We recognize, of course, that the standard and proper charge, “The burden is all upon the prosecution to prove guilt beyond a reasonable doubt,” was given and reiterated a number of times. Nonetheless, there is no way to be certain that the jurors did not have fixed in their minds the clearly erroneous instructions which we have quoted and underlined above.
The government has evidence pointing toward Mr. Murray’s guilt which may well convince another jury, not subject to the errors we have cited, that they should render the same verdict of guilty as did the jury in our instant case. We do not, however, find from this record available to us as a reviewing court the conviction that the errors recited above were harmless in the sense that they “did not influence the jury” or had “but very slight effect.”

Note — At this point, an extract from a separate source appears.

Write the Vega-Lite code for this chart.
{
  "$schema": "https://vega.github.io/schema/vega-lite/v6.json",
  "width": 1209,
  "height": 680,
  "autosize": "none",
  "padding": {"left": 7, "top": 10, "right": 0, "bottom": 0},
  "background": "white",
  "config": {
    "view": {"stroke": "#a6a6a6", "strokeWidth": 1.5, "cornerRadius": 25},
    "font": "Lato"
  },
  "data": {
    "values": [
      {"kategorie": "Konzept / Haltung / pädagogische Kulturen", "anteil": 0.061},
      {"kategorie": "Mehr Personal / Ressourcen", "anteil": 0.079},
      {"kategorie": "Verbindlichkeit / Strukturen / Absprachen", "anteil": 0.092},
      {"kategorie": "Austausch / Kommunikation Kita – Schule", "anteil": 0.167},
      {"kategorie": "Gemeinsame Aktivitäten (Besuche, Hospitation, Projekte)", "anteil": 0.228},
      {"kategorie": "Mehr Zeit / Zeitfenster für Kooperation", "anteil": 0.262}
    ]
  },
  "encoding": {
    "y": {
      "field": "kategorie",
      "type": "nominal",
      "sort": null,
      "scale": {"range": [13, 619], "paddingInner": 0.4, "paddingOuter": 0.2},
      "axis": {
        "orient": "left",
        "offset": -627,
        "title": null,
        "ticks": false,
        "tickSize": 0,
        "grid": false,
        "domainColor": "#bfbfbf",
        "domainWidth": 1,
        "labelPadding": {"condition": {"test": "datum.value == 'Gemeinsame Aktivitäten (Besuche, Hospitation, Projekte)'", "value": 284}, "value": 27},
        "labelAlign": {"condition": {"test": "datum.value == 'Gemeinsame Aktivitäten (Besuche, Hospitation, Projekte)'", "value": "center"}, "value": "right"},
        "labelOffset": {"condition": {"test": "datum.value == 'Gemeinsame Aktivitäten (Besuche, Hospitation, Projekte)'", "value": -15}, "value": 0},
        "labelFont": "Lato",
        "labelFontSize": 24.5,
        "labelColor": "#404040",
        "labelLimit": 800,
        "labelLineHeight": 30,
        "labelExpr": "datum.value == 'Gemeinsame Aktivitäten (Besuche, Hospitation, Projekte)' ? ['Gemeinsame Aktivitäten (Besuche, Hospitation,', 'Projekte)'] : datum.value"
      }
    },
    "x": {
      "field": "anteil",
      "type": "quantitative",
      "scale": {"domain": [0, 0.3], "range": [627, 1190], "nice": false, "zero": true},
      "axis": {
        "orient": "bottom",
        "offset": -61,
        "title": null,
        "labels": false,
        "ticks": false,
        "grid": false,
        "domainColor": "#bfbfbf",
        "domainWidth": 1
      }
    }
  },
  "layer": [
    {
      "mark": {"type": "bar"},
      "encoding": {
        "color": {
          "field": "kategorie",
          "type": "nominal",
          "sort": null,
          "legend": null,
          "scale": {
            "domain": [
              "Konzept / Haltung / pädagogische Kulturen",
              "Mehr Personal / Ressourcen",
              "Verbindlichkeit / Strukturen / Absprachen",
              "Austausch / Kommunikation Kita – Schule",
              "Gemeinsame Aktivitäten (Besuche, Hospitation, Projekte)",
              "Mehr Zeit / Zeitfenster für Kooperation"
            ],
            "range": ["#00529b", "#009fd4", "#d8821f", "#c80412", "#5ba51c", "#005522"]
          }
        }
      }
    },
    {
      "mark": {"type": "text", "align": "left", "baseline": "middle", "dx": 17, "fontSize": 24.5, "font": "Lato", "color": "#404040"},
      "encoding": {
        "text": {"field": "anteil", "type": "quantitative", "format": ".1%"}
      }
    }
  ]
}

We believe that this standard for our review was established long ago in Kotteakos v. United States, 328 U.S. 750, 764-65, 66 S.Ct. 1239, 1248, 90 L.Ed. 1557 (1946), where the Supreme Court said:
If, when all is said and done, the conviction is sure that the error did not influence the jury, or had but very slight effect, the verdict and judgment should stand, except perhaps where departure is from a constitutional norm or a specific command from Congress____ But if one cannot say, with fair assurance, after pondering all that happened without stripping the erroneous action from the whole, that the judgment was not substantially swayed by the error, it is impossible to conclude that substantial rights were not affected. The inquiry cannot be merely whether there was enough to support the result, apart from the phrase affected by the error. It is rather, even so, whether the error itself had substantial influence.
The judgment of the District Court is reversed and the case is remanded for new trial.